Keyakinan terhadap prospek pengembangan produk berbahan baku kelapa serta pemasarannya memang tak diragukan lagi. Justru yang sedikit mencemaskan adalah kalau-kalau terjadi alih fungsi lahan perkebunan kelapa. Karena itu, Vipie berharap, pemerintah memberi dukungan, setidaknya dengan menyusun regulasi dan sosialisasi agar lahan perkebunan kelapa tetap lestari sehingga pasokan bahan baku untuk membuat produk-produk berbahan baku pure VCO tetap tersedia. “Saya juga berharap, pemerintah mempermudah perijinan produk. Jangan dipersulit dengan pengurusan berbelit atau biaya tinggi,”tambahnya.

Masih banyak rencana pengembangan yang dipaparkan Vipie. Selain memperbanyak jumlah item produk, memperluas pemasaran, kini ia tengah berusaha meraih impian lainnya, yaitu membangun desa yang di dalamnya terdapat pusat kesehatan, pusat pengetahuan, dan memiliki fasilitas dengan standar internasional. “Terbayang desa yang asri, dan indah, konsepnya sudah ada, tinggal mencari lokasi. Mungkin di sekitar Jawa Barat,” ujarnya.

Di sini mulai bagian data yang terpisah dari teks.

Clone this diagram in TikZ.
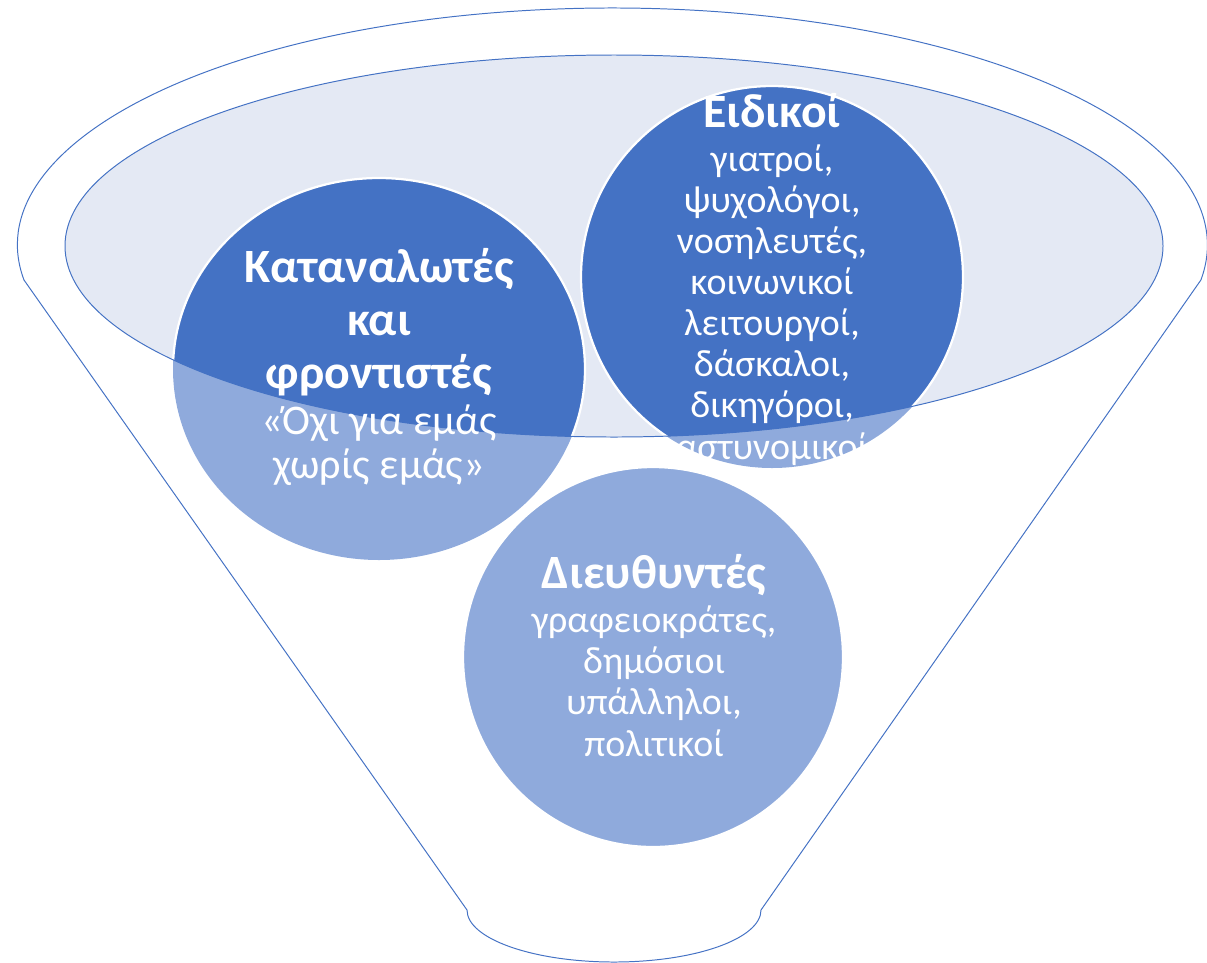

Perjuangan Wisnu, Vipie, dan sederet pihak yang tergabung dalam UD Sumber Rejeki, bukan hanya memastikan berjalannya roda bisnis, namun juga mengawinkan semangat dan nilai-nilai kebaikan. Mungkin terlihat jauh lebih rumit bila dibandingkan dengan pelaku bisnis yang hanya sekedar mencari uang apalagi yang menghalalkan segala cara. Tapi bila ketenangan batin yang dicari, tempat terpuji di akherat yang hendak dikejar, berbisnis dengan terus berpegang pada nilai-nilai kemuliaan memang menjadi satu-satunya pilihan.